In the material below, please retype the lines from the very first through the one with "(title) at (55.5,43)", exactly and without pictures.

===== Data

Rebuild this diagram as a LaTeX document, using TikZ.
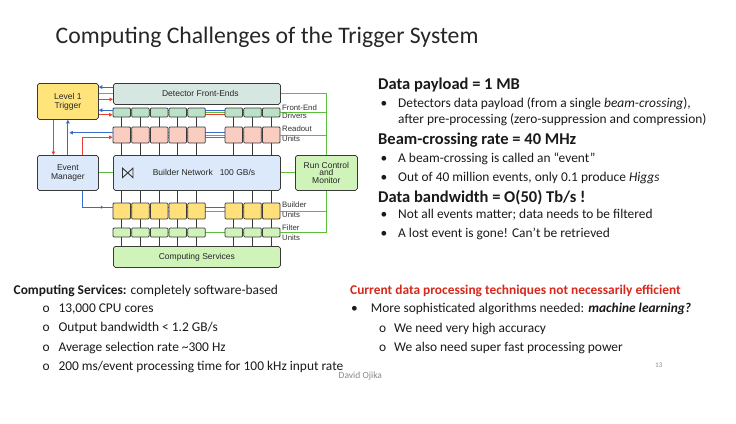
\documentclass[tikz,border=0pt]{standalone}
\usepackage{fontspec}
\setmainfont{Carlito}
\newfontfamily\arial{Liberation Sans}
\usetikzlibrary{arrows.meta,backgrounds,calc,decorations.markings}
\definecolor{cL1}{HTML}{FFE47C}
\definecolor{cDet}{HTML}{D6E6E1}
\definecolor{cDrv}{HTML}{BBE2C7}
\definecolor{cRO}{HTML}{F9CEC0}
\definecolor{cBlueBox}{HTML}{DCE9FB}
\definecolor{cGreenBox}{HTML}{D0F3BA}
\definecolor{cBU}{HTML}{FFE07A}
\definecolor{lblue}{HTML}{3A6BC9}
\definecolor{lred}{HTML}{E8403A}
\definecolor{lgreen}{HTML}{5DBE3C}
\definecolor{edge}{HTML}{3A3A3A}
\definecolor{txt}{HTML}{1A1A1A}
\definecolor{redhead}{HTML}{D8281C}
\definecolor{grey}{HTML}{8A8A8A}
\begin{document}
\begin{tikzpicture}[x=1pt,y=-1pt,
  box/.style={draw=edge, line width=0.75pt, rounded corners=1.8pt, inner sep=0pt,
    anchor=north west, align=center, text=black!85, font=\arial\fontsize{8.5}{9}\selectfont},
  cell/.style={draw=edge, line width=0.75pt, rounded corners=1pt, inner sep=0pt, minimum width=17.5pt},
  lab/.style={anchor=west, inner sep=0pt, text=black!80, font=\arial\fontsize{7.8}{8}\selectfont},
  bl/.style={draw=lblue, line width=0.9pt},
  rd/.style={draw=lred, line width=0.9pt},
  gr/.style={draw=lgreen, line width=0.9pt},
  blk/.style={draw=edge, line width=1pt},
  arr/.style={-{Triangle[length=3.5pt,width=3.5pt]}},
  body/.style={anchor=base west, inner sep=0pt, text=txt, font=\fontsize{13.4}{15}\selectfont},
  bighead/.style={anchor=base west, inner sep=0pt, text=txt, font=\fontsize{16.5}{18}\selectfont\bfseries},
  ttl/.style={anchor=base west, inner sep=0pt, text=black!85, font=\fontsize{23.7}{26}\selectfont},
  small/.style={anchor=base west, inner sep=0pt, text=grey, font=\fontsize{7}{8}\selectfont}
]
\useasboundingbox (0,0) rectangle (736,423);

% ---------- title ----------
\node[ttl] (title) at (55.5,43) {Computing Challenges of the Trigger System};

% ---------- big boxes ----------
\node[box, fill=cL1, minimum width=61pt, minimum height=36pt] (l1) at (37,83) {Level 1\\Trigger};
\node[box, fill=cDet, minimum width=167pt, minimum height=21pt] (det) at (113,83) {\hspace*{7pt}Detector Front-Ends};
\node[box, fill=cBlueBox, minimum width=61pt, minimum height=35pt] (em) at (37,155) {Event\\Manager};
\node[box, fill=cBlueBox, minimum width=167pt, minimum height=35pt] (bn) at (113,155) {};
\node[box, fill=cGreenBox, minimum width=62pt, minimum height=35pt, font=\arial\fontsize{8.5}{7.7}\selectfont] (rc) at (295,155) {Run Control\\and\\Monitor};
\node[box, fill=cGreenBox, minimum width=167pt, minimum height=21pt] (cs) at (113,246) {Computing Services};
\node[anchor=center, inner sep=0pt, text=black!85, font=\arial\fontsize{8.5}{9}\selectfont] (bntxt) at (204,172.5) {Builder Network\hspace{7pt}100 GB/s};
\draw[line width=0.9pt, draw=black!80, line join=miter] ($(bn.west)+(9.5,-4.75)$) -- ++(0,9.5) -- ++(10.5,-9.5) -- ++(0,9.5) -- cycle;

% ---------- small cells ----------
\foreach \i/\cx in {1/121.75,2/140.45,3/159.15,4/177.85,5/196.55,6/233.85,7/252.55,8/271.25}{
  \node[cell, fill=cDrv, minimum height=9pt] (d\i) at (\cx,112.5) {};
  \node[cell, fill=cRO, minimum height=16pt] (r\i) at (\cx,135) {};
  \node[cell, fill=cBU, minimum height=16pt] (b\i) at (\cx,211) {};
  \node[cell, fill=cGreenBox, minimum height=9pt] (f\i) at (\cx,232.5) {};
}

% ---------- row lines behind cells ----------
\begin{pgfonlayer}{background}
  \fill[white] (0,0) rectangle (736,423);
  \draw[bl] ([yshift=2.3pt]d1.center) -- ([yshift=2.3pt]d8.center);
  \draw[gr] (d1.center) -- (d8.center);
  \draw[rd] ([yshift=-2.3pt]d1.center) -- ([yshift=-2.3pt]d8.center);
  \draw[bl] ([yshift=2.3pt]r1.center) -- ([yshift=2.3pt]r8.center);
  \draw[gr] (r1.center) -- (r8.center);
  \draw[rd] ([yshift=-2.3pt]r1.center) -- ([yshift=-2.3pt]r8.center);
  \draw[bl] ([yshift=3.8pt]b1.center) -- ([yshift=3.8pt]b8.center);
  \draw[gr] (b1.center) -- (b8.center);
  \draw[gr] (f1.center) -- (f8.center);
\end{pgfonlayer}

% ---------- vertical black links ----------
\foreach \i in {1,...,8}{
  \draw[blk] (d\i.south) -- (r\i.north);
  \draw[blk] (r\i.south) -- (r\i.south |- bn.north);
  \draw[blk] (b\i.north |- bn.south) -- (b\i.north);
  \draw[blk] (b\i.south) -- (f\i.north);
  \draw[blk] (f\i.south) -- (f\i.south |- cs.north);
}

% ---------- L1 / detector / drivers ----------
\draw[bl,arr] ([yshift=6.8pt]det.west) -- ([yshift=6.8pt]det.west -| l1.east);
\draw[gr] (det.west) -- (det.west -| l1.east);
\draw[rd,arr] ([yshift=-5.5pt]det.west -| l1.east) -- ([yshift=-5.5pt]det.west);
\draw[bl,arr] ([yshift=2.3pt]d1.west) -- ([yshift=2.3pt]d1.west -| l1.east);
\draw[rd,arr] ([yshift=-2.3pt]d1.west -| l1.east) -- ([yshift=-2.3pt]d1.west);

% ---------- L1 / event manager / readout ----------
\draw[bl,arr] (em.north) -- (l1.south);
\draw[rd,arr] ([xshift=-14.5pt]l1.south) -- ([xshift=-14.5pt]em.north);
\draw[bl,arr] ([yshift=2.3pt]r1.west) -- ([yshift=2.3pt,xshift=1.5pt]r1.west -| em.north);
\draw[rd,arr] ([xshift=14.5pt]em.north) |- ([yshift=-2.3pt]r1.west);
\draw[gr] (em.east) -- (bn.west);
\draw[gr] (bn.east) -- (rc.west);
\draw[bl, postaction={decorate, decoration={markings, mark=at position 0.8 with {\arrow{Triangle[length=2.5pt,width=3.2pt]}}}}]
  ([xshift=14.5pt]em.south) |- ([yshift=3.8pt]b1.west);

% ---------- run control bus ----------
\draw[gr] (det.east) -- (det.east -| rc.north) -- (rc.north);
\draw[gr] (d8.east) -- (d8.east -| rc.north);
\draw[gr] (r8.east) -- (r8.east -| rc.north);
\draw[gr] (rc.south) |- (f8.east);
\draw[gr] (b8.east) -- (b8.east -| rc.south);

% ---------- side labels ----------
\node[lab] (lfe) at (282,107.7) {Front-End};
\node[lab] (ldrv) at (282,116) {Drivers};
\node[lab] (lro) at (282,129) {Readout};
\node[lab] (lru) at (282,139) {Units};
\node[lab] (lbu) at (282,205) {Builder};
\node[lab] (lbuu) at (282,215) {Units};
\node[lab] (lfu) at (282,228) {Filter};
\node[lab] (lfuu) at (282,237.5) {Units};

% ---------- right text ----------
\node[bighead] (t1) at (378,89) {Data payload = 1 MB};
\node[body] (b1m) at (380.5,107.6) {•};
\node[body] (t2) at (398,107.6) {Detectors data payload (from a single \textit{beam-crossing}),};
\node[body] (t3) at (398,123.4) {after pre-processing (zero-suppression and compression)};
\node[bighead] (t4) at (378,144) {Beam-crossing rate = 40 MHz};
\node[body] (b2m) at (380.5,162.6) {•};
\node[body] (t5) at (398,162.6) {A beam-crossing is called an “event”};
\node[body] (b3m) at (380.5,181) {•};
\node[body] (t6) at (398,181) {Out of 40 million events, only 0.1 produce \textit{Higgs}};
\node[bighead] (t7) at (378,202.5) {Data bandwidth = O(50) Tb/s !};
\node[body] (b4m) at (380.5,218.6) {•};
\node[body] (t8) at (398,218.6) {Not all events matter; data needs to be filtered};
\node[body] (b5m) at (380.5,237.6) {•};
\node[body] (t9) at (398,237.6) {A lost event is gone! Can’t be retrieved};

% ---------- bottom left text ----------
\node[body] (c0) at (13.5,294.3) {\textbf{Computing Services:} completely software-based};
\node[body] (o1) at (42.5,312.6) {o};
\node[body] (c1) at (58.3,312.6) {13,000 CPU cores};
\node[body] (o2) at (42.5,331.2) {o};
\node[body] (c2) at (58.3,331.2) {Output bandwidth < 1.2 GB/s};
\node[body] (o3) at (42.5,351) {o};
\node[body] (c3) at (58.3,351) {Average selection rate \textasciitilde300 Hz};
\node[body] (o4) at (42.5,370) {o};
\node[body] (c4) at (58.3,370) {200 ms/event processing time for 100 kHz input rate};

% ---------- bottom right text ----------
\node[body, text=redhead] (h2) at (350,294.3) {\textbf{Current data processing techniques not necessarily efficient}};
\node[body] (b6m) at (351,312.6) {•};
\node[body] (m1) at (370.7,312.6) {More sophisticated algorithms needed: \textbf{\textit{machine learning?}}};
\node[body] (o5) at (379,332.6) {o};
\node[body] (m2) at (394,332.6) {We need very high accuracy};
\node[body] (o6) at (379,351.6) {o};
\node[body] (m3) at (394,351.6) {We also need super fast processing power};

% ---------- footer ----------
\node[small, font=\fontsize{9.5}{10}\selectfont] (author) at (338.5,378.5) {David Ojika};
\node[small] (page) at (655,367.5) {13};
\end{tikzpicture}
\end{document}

==========

-- The solution --
Rebuild this diagram as a LaTeX document, using TikZ.
\documentclass[tikz,border=0pt]{standalone}
\usepackage{fontspec}
\setmainfont{Carlito}
\newfontfamily\arial{Liberation Sans}
\usetikzlibrary{arrows.meta,backgrounds,calc,decorations.markings}
\definecolor{cL1}{HTML}{FFE47C}
\definecolor{cDet}{HTML}{D6E6E1}
\definecolor{cDrv}{HTML}{BBE2C7}
\definecolor{cRO}{HTML}{F9CEC0}
\definecolor{cBlueBox}{HTML}{DCE9FB}
\definecolor{cGreenBox}{HTML}{D0F3BA}
\definecolor{cBU}{HTML}{FFE07A}
\definecolor{lblue}{HTML}{3A6BC9}
\definecolor{lred}{HTML}{E8403A}
\definecolor{lgreen}{HTML}{5DBE3C}
\definecolor{edge}{HTML}{3A3A3A}
\definecolor{txt}{HTML}{1A1A1A}
\definecolor{redhead}{HTML}{D8281C}
\definecolor{grey}{HTML}{8A8A8A}
\begin{document}
\begin{tikzpicture}[x=1pt,y=-1pt,
  box/.style={draw=edge, line width=0.75pt, rounded corners=1.8pt, inner sep=0pt,
    anchor=north west, align=center, text=black!85, font=\arial\fontsize{8.5}{9}\selectfont},
  cell/.style={draw=edge, line width=0.75pt, rounded corners=1pt, inner sep=0pt, minimum width=17.5pt},
  lab/.style={anchor=west, inner sep=0pt, text=black!80, font=\arial\fontsize{7.8}{8}\selectfont},
  bl/.style={draw=lblue, line width=0.9pt},
  rd/.style={draw=lred, line width=0.9pt},
  gr/.style={draw=lgreen, line width=0.9pt},
  blk/.style={draw=edge, line width=1pt},
  arr/.style={-{Triangle[length=3.5pt,width=3.5pt]}},
  body/.style={anchor=base west, inner sep=0pt, text=txt, font=\fontsize{13.4}{15}\selectfont},
  bighead/.style={anchor=base west, inner sep=0pt, text=txt, font=\fontsize{16.5}{18}\selectfont\bfseries},
  ttl/.style={anchor=base west, inner sep=0pt, text=black!85, font=\fontsize{23.7}{26}\selectfont},
  small/.style={anchor=base west, inner sep=0pt, text=grey, font=\fontsize{7}{8}\selectfont}
]
\useasboundingbox (0,0) rectangle (736,423);

% ---------- title ----------
\node[ttl] (title) at (55.5,43) {Computing Challenges of the Trigger System};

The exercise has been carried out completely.